"L'ombra del campione", Crovi
"L’ombra del campione", Romagna Gazzette febbraio 2019
Difficile catalogare il romanzo di Luca Crovi, “L’ombra
del campione” (Rizzoli editore, 2018) sotto l’insegna del giallo. È vero, c’è
un commissario che indaga, e l’autore scomoda persino Carlo De Vincenzi, uno
dei primi questurini del poliziesco italiano, inventato in piena epoca fascista
dalla penna dello scrittore Augusto De Angelis (chi non lo conosce si legga i
suoi piacevoli romanzi, di recente sono stati tutti rieditati).
Ma un omicidio
vero e proprio non c’è, se non un fatto di cronaca realmente accaduto nel 1928,
in quella che è stata definita la “strage in piazzale Giulio Cesare” a Milano. Re
Vittorio Emanuele III doveva inaugurare la fiera campionaria, una bomba scoppiò
lasciando sul campo più di un innocente. Siamo in epoca fascista, quella dell’ordine
e dei treni in orario, quella che non ammette oppositori, quella che guarda al
calcio quale strumento al servizio del regime.

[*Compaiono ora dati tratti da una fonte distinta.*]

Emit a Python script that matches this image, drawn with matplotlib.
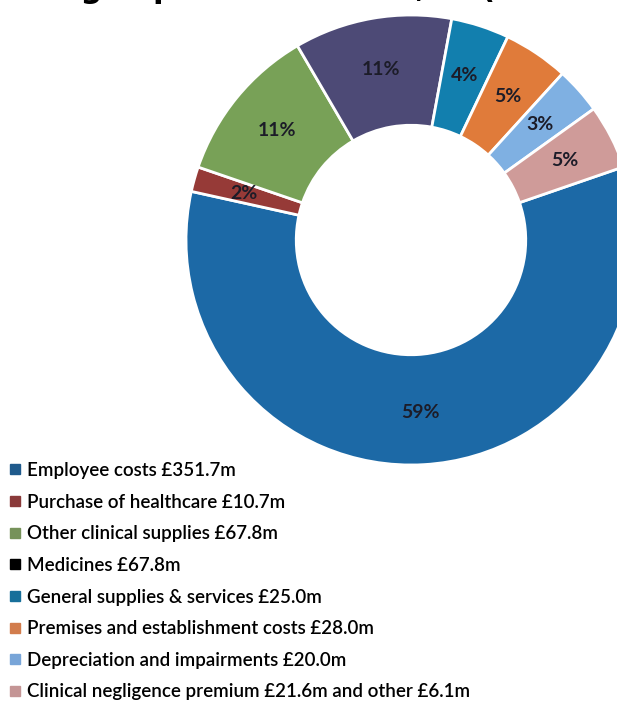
import matplotlib.pyplot as plt
from matplotlib.lines import Line2D

# operating expenditure by category, £m
categories = [
    "Employee costs",
    "Purchase of healthcare",
    "Other clinical supplies",
    "Medicines",
    "General supplies & services",
    "Premises and establishment costs",
    "Depreciation and impairments",
    "Clinical negligence premium",
]
values = [351.7, 10.7, 67.8, 67.8, 25.0, 28.0, 20.0, 27.7]
legend_labels = [
    "Employee costs £351.7m",
    "Purchase of healthcare £10.7m",
    "Other clinical supplies £67.8m",
    "Medicines £67.8m",
    "General supplies & services £25.0m",
    "Premises and establishment costs £28.0m",
    "Depreciation and impairments £20.0m",
    "Clinical negligence premium £21.6m and other £6.1m",
]

wedge_colors = ["#1c69a6", "#963a37", "#78a157", "#4d4a76",
                "#127fae", "#e07b3a", "#7fb0e2", "#cf9b99"]
marker_colors = ["#1f5a8c", "#8a3a3a", "#76925a", "#000000",
                 "#176f9a", "#d27c4c", "#78a5d8", "#c49595"]

W, H = 617, 707
fig = plt.figure(figsize=(W / 100, H / 100), dpi=100)

# donut: centre (411, 240) px, outer radius 225 px
cx, cy, r = 411, 240, 225
ax = fig.add_axes([(cx - r) / W, (H - cy - r) / H, 2 * r / W, 2 * r / H])
wedges, texts, autotexts = ax.pie(
    values, colors=wedge_colors, startangle=19, counterclock=False,
    radius=1, autopct="%.0f%%", pctdistance=0.77,
    wedgeprops=dict(width=0.49, edgecolor="white", linewidth=2),
    textprops=dict(fontsize=14, fontweight="bold", color="#1c1c28",
                   family="Lato"),
)
ax.set_xlim(-1, 1)
ax.set_ylim(-1, 1)
ax.axis("off")

# title sits above the top edge, only its lowest strokes show
fig.text(-70 / W, 1 + 2 / H, "Operating expenditure 2019/20 (£598.7m)",
         fontsize=22, fontweight="bold", family="DejaVu Sans",
         va="baseline", ha="left")

handles = [Line2D([], [], marker="s", linestyle="", markersize=7.5,
                  color=c) for c in marker_colors]
fig.legend(handles, legend_labels, loc="upper left",
           bbox_to_anchor=(8 / W, 1 - 462 / H), frameon=False,
           prop=dict(family="Lato", size=13.5, weight="semibold"),
           labelcolor="black", handlelength=0.7, handletextpad=0.3,
           labelspacing=0.78, borderpad=0, borderaxespad=0)

fig.savefig("out.png", dpi=100)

E qui compare l’asso di quegli
anni, Giuseppe Meazza, che Crovi cala nelle nebbie di questo romanzo tutto
milanese. Per intenderci Peppin è
stato uno dei più grandi giocatori della storia del football mondiale, uno nel
clan dei calciatori subito dietro al duo Maradona-Pelè, secondo i più grandi
critici (Brera docet). Fisico gracilotto perché non mangiava tanto per la miseria,
il Milan lo scartò, l’Inter lo prese (un po’ il contrario dei fratelli Baresi).
Lanciato nel grande calcio dall’allenatore ebreo Arpard Weisz, quello che
morirà Auschwitz, si narra che quando l’allenatore lesse la formazione un
giocatore anziano dell’Internazionale disse: “Adesso andiamo a prendere i
giocatori perfino all’asilo. Lasciamo giocare pure i balilla!”. La risposta del
giocatore fu in campo con tre reti e l’appellativo di “Balilla” (giovane) che
lo contraddistinguerà negli anni a venire. In questa Milano che era poco da
bere e che sembrava ancora immersa in un clima di provincia, Meazza entra nel
romanzo di Crovi in quanto riceve strane lettere anonime, colorate di
nerazzurro. Per risolvere l’enigma si rivolge a De Vincenzi. Non a un
commissario qualsiasi ma al numero uno. E se due numeri uno si incontrano il
risultato non può che essere di primo livello.